Há também um questionamento dos métodos extremos usados na obtenção de
inteligência contra-terrorista, em especial o uso da tortura, nos levando a
pensar até que ponto usar de tamanha violência ao interrogar realmente obtêm
informações úteis. Uma das subtramas traz uma crítica velada à cientologia na
forma da seita Systemics e se o que é mostrado da seita lhes parecer exagerado,
sugiro que assistam ao documentário Going
Clear: Scientology and the Prison of Belief.

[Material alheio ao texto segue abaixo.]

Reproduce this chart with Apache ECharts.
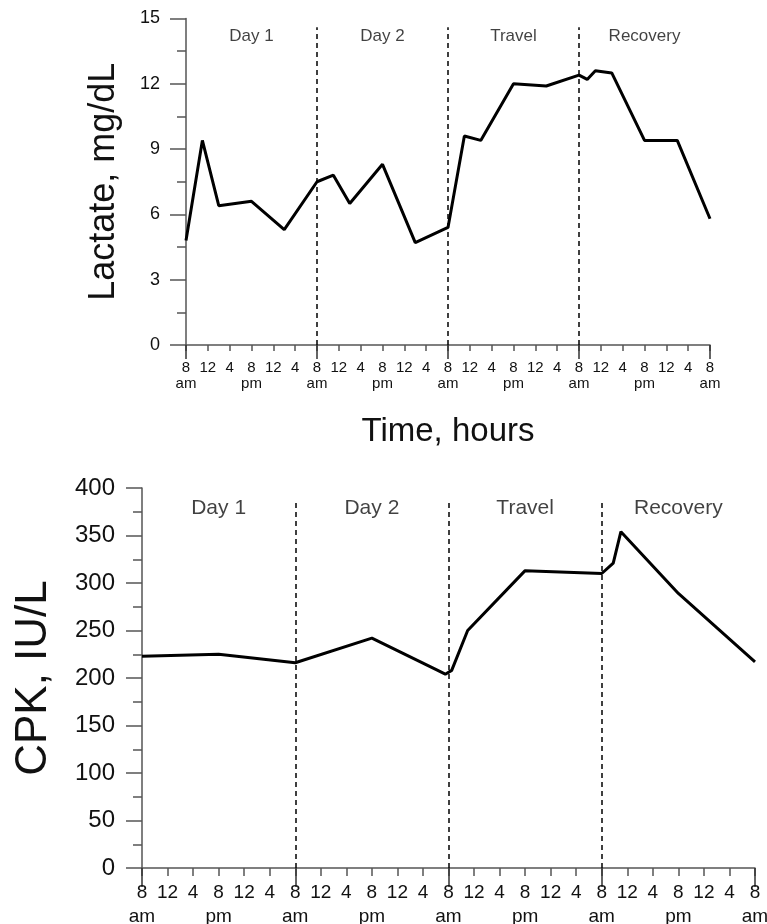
<!DOCTYPE html>
<html>
<head>
<meta charset="utf-8">
<script src="https://cdn.jsdelivr.net/npm/echarts@6/dist/echarts.min.js"></script>
<style>html,body{margin:0;padding:0;background:#fff;}#c{width:767px;height:924px;}</style>
</head>
<body>
<div id="c"></div>
<script>
// ---- data ----
var phaseNames = ['Day 1', 'Day 2', 'Travel', 'Recovery'];
var phaseBounds = [24, 48, 72];
var clockLabels = ['8', '12', '4', '8', '12', '4'];
var meridiem = ['am', '', '', 'pm', '', ''];

var lactateHours  = [0, 3, 6, 12, 18, 24, 27, 30, 36, 42, 48, 51, 54, 60, 66, 72, 73.5, 75, 78, 84, 90, 96];
var lactateValues = [4.8, 9.4, 6.4, 6.6, 5.3, 7.5, 7.8, 6.5, 8.3, 4.7, 5.4, 9.6, 9.4, 12.0, 11.9, 12.4, 12.2, 12.6, 12.5, 9.4, 9.4, 5.8];

var cpkHours  = [0, 12, 24, 36, 46, 47.5, 48.5, 51, 60, 72, 73.8, 75, 84, 96];
var cpkValues = [223, 225, 216, 242, 209, 204, 208, 250, 313, 310, 321, 354, 289, 217];

// ---- build ----
var FONT = '"Liberation Sans", Arial, Helvetica, sans-serif';
var AX = '#555';
function pairs(xs, ys) { return xs.map(function (x, i) { return [x, ys[i]]; }); }
function clockFmt(v) {
  var i = Math.round(v / 4) % 6;
  return meridiem[i] ? clockLabels[i] + '\n' + meridiem[i] : clockLabels[i];
}
function dashLines(top) {
  return phaseBounds.map(function (b) { return [{ coord: [b, 0] }, { coord: [b, top] }]; });
}
function phaseData(y) {
  return phaseNames.map(function (n, i) { return { name: n, value: [i * 24 + 12, y] }; });
}
function xAxes(gi, fs, lh, margin, shortLen, longLen, name) {
  return [{
    type: 'value', gridIndex: gi, min: 0, max: 96, interval: 4, position: 'bottom',
    axisLine: { lineStyle: { color: AX, width: 1.5 } },
    axisTick: { length: shortLen, lineStyle: { color: AX, width: 1.5 } },
    axisLabel: { formatter: clockFmt, fontSize: fs, lineHeight: lh, margin: margin, color: '#111', fontFamily: FONT, showMaxLabel: true, showMinLabel: true },
    splitLine: { show: false },
    name: name, nameLocation: 'middle', nameGap: 70,
    nameTextStyle: { fontSize: 33, color: '#111', fontFamily: FONT }
  }, {
    type: 'value', gridIndex: gi, min: 0, max: 96, interval: 24, position: 'bottom',
    axisLine: { show: false },
    axisTick: { length: longLen, lineStyle: { color: '#333', width: 1.5 } },
    axisLabel: { show: false },
    splitLine: { show: false }
  }];
}
function yAxis(gi, max, interval, fs, margin, name, nameSize, nameGap) {
  return {
    type: 'value', gridIndex: gi, min: 0, max: max, interval: interval,
    axisLine: { show: true, lineStyle: { color: AX, width: 1.5 } },
    axisTick: { show: true, length: 16, lineStyle: { color: AX, width: 1.5 } },
    minorTick: { show: true, splitNumber: 2, length: 9, lineStyle: { color: AX, width: 1.5 } },
    axisLabel: { fontSize: fs, margin: margin, color: '#111', fontFamily: FONT },
    splitLine: { show: false },
    name: name, nameLocation: 'middle', nameGap: nameGap,
    nameTextStyle: { fontSize: nameSize, color: '#111', fontFamily: FONT }
  };
}
function lineSeries(xi, yi, data, top) {
  return {
    type: 'line', xAxisIndex: xi, yAxisIndex: yi, data: data, symbol: 'none', smooth: false,
    lineStyle: { color: '#000', width: 3 }, z: 5, animation: false,
    markLine: {
      silent: true, symbol: 'none', label: { show: false },
      lineStyle: { color: '#000', width: 1.5, type: [5, 4] },
      data: dashLines(top), animation: false
    }
  };
}
function labelSeries(xi, yi, y, fs) {
  return {
    type: 'scatter', xAxisIndex: xi, yAxisIndex: yi, data: phaseData(y), symbolSize: 0, animation: false,
    label: { show: true, position: 'inside', formatter: '{b}', fontSize: fs, color: '#111', fontFamily: FONT }
  };
}

var option = {
  backgroundColor: '#fff',
  animation: false,
  grid: [
    { left: 186, top: 18.5, width: 524, height: 326.5, outerBoundsMode: 'none', containLabel: false },
    { left: 142, top: 488, width: 613, height: 380, outerBoundsMode: 'none', containLabel: false }
  ],
  xAxis: xAxes(0, 15, 16, 15, 6, 14, 'Time, hours').concat(xAxes(1, 19, 24, 13, 8, 19, '')),
  yAxis: [
    yAxis(0, 15, 3, 18, 26, 'Lactate, mg/dL', 36, 64),
    yAxis(1, 400, 50, 24, 27, 'CPK, IU/L', 44, 86)
  ],
  series: [
    lineSeries(0, 0, pairs(lactateHours, lactateValues), 14.6),
    labelSeries(0, 0, 14.17, 17),
    lineSeries(2, 1, pairs(cpkHours, cpkValues), 388),
    labelSeries(2, 1, 379, 21)
  ]
};
var chart = echarts.init(document.getElementById('c'), null, { renderer: 'canvas' });
chart.setOption(option);
</script>
</body>
</html>
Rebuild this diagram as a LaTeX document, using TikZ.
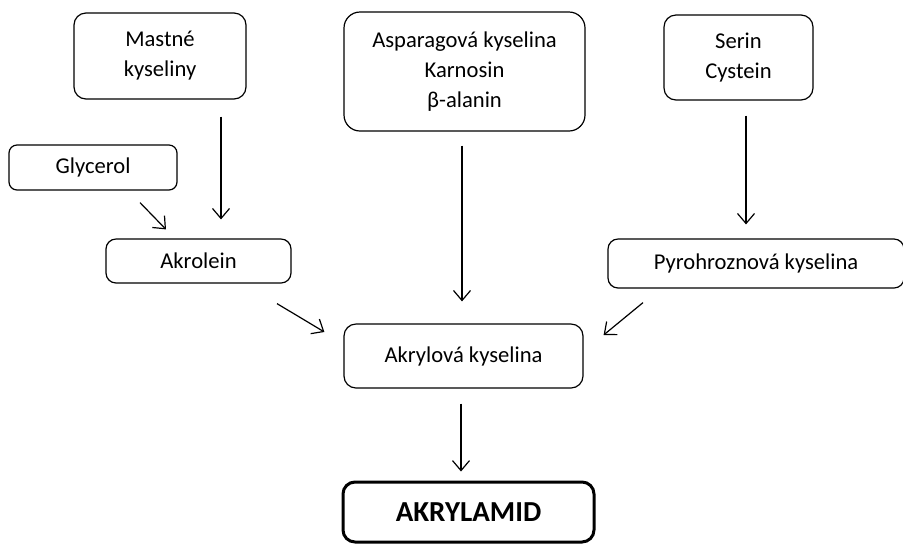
\documentclass[tikz,border=0pt]{standalone}
\usepackage{fontspec}
\setmainfont{Carlito}
\usetikzlibrary{arrows.meta, calc}

\begin{document}
\begin{tikzpicture}[x=0.5pt, y=-0.5pt,
    box/.style={draw, rounded corners=6pt, line width=0.6pt, align=center,
        inner sep=0pt, font=\fontsize{11.3}{15}\selectfont},
    arr/.style={-{Straight Barb[length=5pt, width=8.5pt]}, line width=0.6pt}]
% Fix the page size
\useasboundingbox (0,0) rectangle (903,543);

% Starting substances
\node[box, minimum width=86pt, minimum height=43pt] (mast) at (160,56) {Mastné\\kyseliny};
\node[box, minimum width=84pt, minimum height=22.5pt, rounded corners=4pt] (glyc) at (93,167.5) {Glycerol};
\node[box, minimum width=120.5pt, minimum height=59.5pt, rounded corners=8pt] (aspa) at (464.5,71.5) {Asparagová kyselina\\Karnosin\\β-alanin};
\node[box, minimum width=74.5pt, minimum height=42.5pt] (serin) at (738.5,57.5) {Serin\\Cystein};

% Intermediates
\node[box, minimum width=92.5pt, minimum height=22pt, rounded corners=5pt] (akro) at (198.5,261) {Akrolein};
\node[box, minimum width=148pt, minimum height=24.5pt, rounded corners=5pt] (pyro) at (756,263.5) {Pyrohroznová kyselina};
\node[box, minimum width=119.5pt, minimum height=32pt] (akry) at (463.5,356) {Akrylová kyselina};

% Product
\node[box, minimum width=125.5pt, minimum height=30pt, line width=1.5pt,
    font=\fontsize{14.5}{17}\selectfont\bfseries] (amid) at (468.5,512) {AKRYLAMID};

% Draw arrows
\draw[arr] ($(mast.south)+(61,17)$) -- ($(akro.north)+(22.5,-19)$);
\draw[arr] ($(glyc.south)+(47,12)$) -- ($(akro.north)+(-32.5,-9)$);
\draw[arr] ($(aspa.south)+(-2.5,14)$) -- ($(akry.north)+(-1.5,-22)$);
\draw[arr] ($(serin.south)+(7.5,15)$) -- ($(pyro.north)+(-10,-14)$);
\draw[arr] ($(akro.south)+(78.5,20)$) -- ($(akry.west)+(-19,-24)$);
\draw[arr] ($(pyro.south)+(-113,14)$) -- ($(akry.east)+(20,-21)$);
\draw[arr] ($(akry.south)+(-2.5,15)$) -- ($(amid.north)+(-7.5,-9)$);

\end{tikzpicture}
\end{document}
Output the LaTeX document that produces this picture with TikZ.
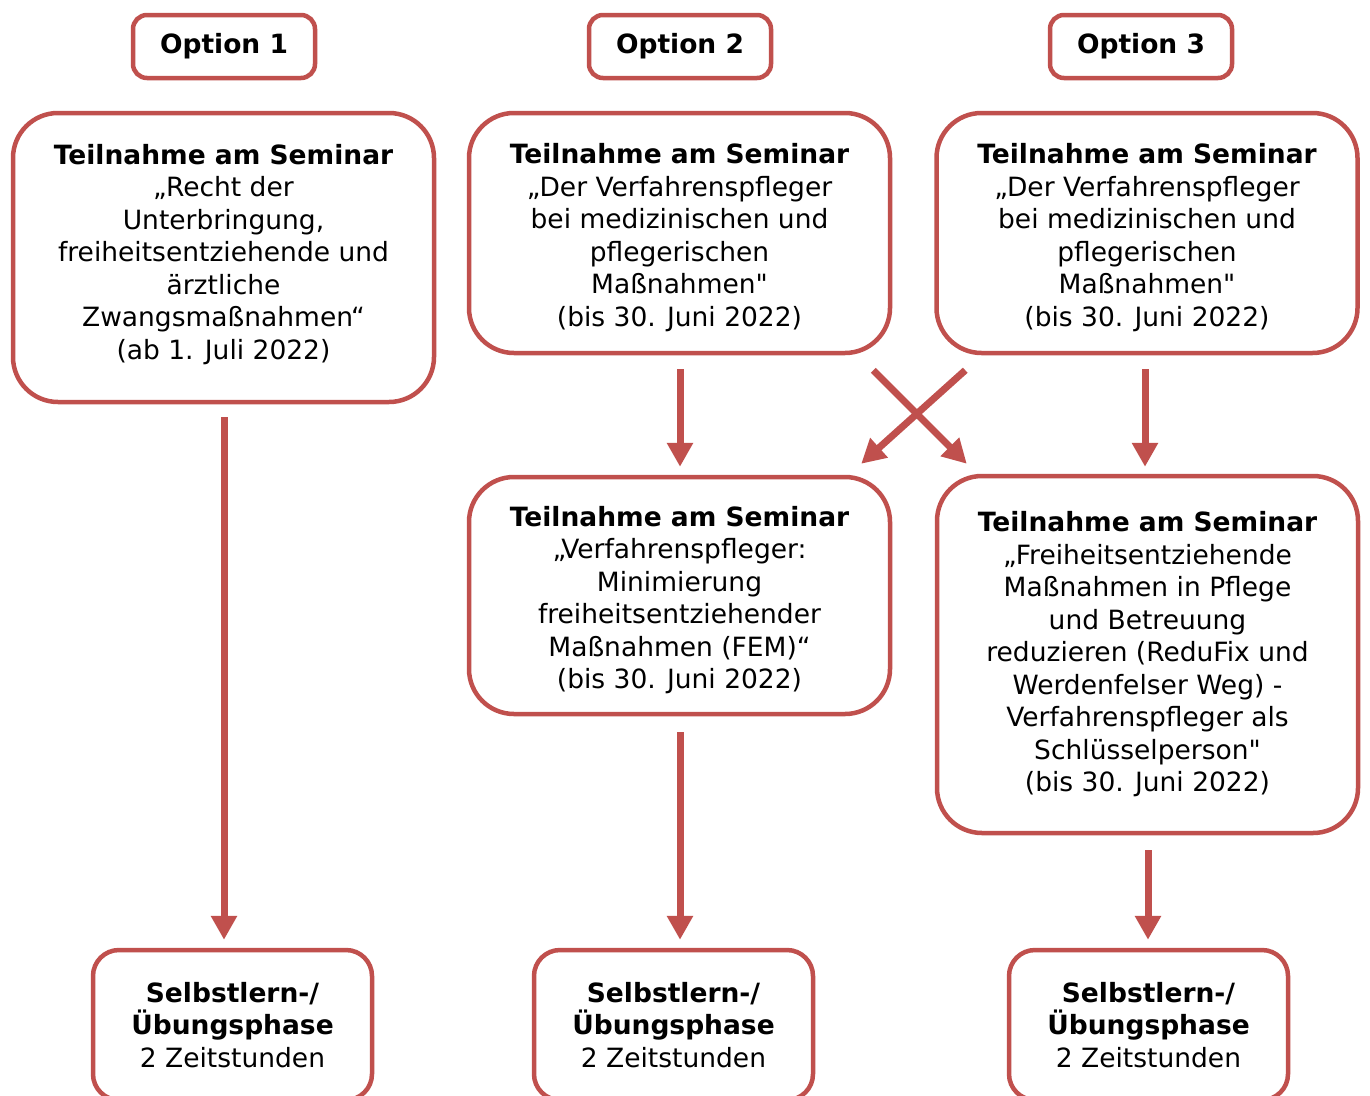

Encontramos aqui também um
comentário sobre o machismo estrutural da nossa sociedade e também em ambientes
de trabalho. Aliás, a série parece se apoiar mais em suas personagens femininas
como Alex, Miranda (Aunjanue Ellis), Shelby (Johanna Braddy) ou as gêmeas,
colocando-as sempre no centro da ação e demonstrando suas capacidades. É também
louvável sua tentativa de trazer um elenco mais etnicamente diverso possível,
mas sem tornar isso uma questão constante, entendendo que essa diversidade é
algo bastante natural na sociedade contemporânea. Aqui e ali, no entanto,
derrapa no excesso de ufanismo e ocasionalmente sua exaltação ao FBI soa como
algo de um vídeo de recrutamento.
No geral, essa primeira temporada
de Quantico é muito bem sucedida em
criar um mistério envolvente, sustentado por personagens intrigantes e uma
ótima protagonista, além de comentar sobre a atual situação dos Estados Unidos.
Nota: 8/10
Trailer:
2 comentários:
Crítica concisa e muito bem pontuada, sobretudo, atinente à idiossincrasia das personagens e ao modo como mostra as engrenagens do mundo de um agente do FBI. Parabéns!!!
Obrigado Jair! A série é bem bacana mesmo.